Lorsque Fidel Castro, au cours de l'été 1968, approuve l'intervention soviétique en Tchécoslovaquie, Franqui rompt avec le régime et s'exile en Italie. Son image disparait des publications. Et on l'efface même de cette très célèbre photographie historique. Il es tantôt gouaché de blanc et tantôt de noir. On peut voir au Musée de la lutte clandestine à Santiago de Cuba un fac-similé d'une page de journal révolutionnaire de l'époque où figure cette même photo mais avec Franqui dissout dans un fond noir !

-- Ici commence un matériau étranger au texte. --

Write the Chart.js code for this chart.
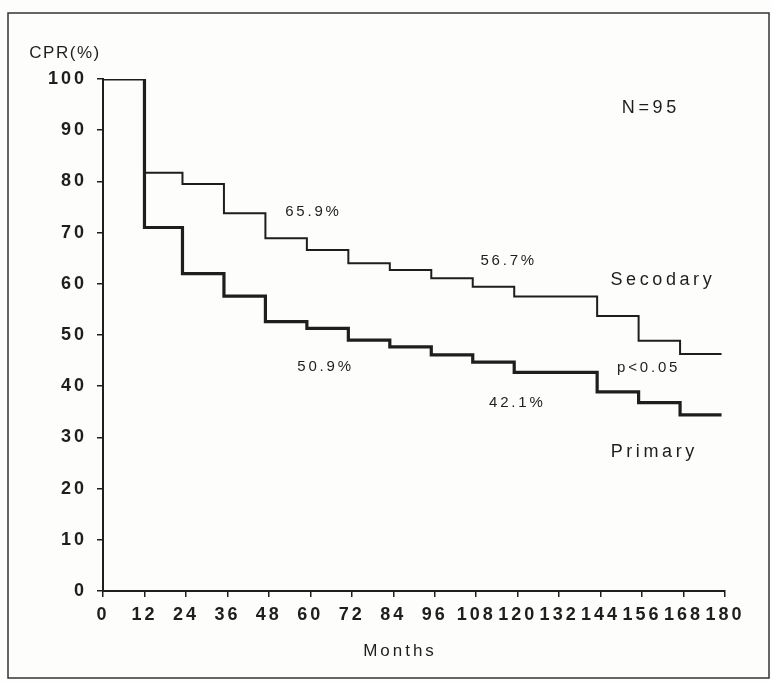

" Je découvre ma mort photographique", écrit Carlos Franqui dans un poème. De tous les "effacés" de l'histoire, il est, à ce jour, le seul à avoir réagi littérairement et avoir essayé de traduire l'angoisse de la disparition photographique :
" Est-ce que j'existe ?
Je suis un peu de blanc.
je suis un peu de noir.
Je suis un peu de merde,
Sur la veste du tovarich Fidel."
Oreanda, près de Yalta en Crimée, en septembre 1971. Willy Brandt, chancelier d'Allemagne fédérale, rencontre Leonid Brejnev, premier secrétaire su parti communiste. On fume beaucoup. Les cendriers débordent. On boit beaucoup aussi, les bouteilles de champagne de Crimée s'accumulent. Ambiance cordiale, légèrement débraillée. A un moment précis, on fait entrer les photographes. Dans la presse allemande, on verra les bouteilles, les paquets de cigarettes, les cendriers pleins, la manchette débordante de Brejnev, les mains des divers autres participants. Sur le cliché de la Pravda on a fait le ménage, vidé la table de ses bouteilles trop voyantes et de ses mégots, éliminé les autres détails canailles et ramené la rencontre à un dialogue souriant.